Legacies awaiting recognition ...

If I am to summarise in a few phrases what I consider as the greatest legacy of Cecilia A. Western, other than her reference collection of course, I must say that her work contributed to opening the road for wood and particularly charcoal macro-remain studies to become a truly integrated part of bioarchaeological science and specialist fieldwork. She belonged to a pioneer generation of archaeological science specialists who chose (when circumstances permitted) to work in the field instead of being confined in their laboratories. She also developed methodologies and analytical approaches that were suitable for and tailored to the requirements of archaeological reasoning and interpretation. Her work is still quoted in the literature more than forty years after it was first published. Her scientific papers were on my reading lists when I started my doctoral research, and I always recommend them to my students as examples of genuinely innovative, archaeologically meaningful and well-written research. Her professional achievements can thus be considered as really outstanding. 

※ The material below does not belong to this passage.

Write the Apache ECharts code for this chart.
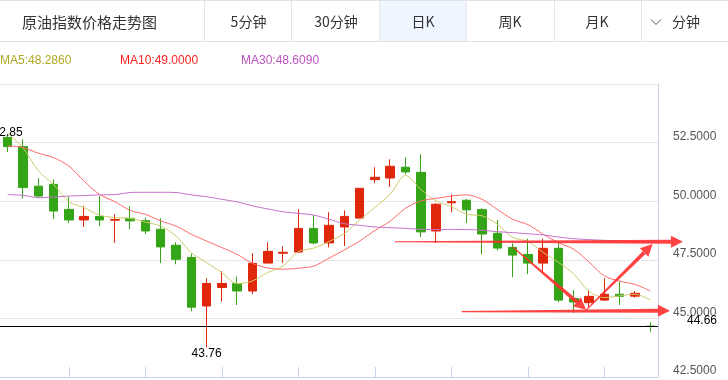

The title page of C. Western's article publication on the interpretation of archaeological charcoal macro-remains from Jericho (Western, C. A. 1971. The ecological interpretation of ancient charcoals from Jericho. Levant 3: 31-40).

Dame Kathleen Kenyon is perhaps best known as the person who established Near Eastern Neolithic archaeology as a distinct field and produced its basic culture-historical outline. Her meticulous excavations and recording strategies together with the work of Dorothy Garrod on Natufian sites and, later, that of Diane Kirkbride with the horizontal exposure of the Neolithic village of Beidha, created a solid foundation for later generations of archaeologists and prehistorians working in the Southern Levant. Yet, at the same time, Kenyon is perhaps least known for being one of the first field project directors (likely the first altogether) who employed and brought on-site a diverse lot of archaeological science specialists to work on materials ranging from human and animal bone to seeds, charcoal, wood, conservation, various types of chemical analyses, etc. She also followed closely the career paths of her associates and took a personal interest in their professional development and work future. I have so far failed to locate any references relating to the impact of this aspect of her research practices and strategies, or the comments it might have elicited from other (academic and professional) quarters at the time. Still, it remains the case that (to this day) very few projects have such a diversity of analytical and specialist expertise directly associated with them. It follows that her contribution to the development of what we call today "archaeological science" (in the broadest possible sense of the term) and its integration with mainstream fieldwork and analysis, should not go unnoticed or understated. It certainly deserves wider recognition.